Ultimately, though, I don’t view two distinct standards as being a real problem. I think that this is one of those cases where it’s best to let the market decide. If you have a Mini-USB and you buy a Micro-USB phone, somebody somewhere can use your current cables or you will probably need them in the future so you don’t need to throw them out. Ditto the other way.
The real problem is the use of proprietary technology, which is diminishing and not going to be pushed all that much further by the UN. Two holdouts include Apple and Hewlett Packard. In the latter case, they are coming from a position of weakness but they do have a somewhat loyal following so maybe they can get away with not switching.
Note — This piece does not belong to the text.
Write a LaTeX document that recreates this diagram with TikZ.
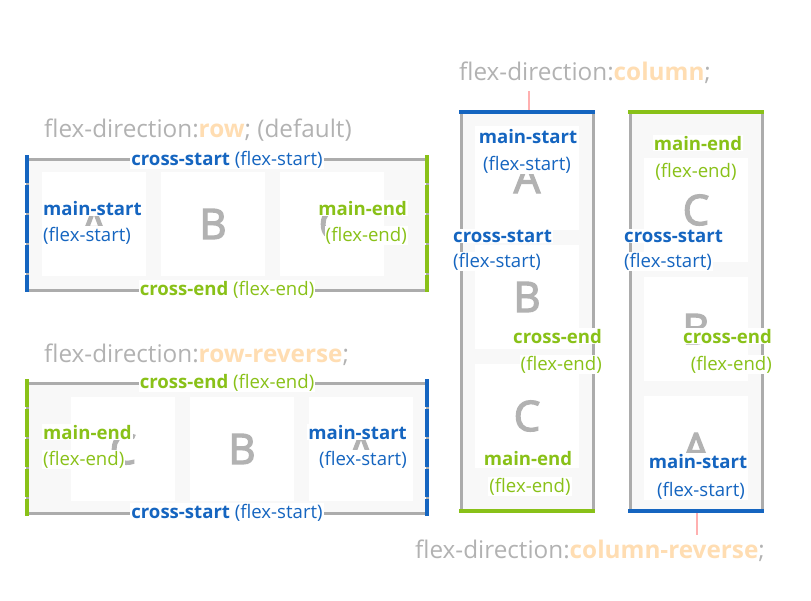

However, HP has notably stuck with the same standard for as long as I can remember, so loyal HP customers are free to accumulate chargers without fear that they will go to waste. As for Apple… well, they like doing things their own way and the UN isn’t going to change that. From what I understand, Apple itself is standardizing its chargers between the iPod and iPhone, so loyal Appleheads will need to worry about that less in the future.
I’m sure that there are other holdouts, but as more and more people get used to universal chargers, they’re going to have to make tough decisions. Maybe they will adopt Mini-USB or Micro-USB standards or maybe they won’t. But at the very least, people will have a choice as to what to do. For my part, with the exception of HP (which I already have numerous chargers for), I am going to be pretty reluctant to get a product that I would have to buy a whole new set of chargers for.
Update: I’ve learned a couple new things since writing this. First, HP now uses mini-USB, so their proprietary standard is gone. Second, I talked to the guy at Verizon to get a feel for their offerings and he says that Verizon is applying pressure on cell phone makers to adopt Micro-USB. Also, Blackberry, which I had believed to use Mini-USB, actually uses Micro. I still believe that Mini is the superior standard, but it looks like it’s a closer race than I thought and may have already been shifting towards Micro.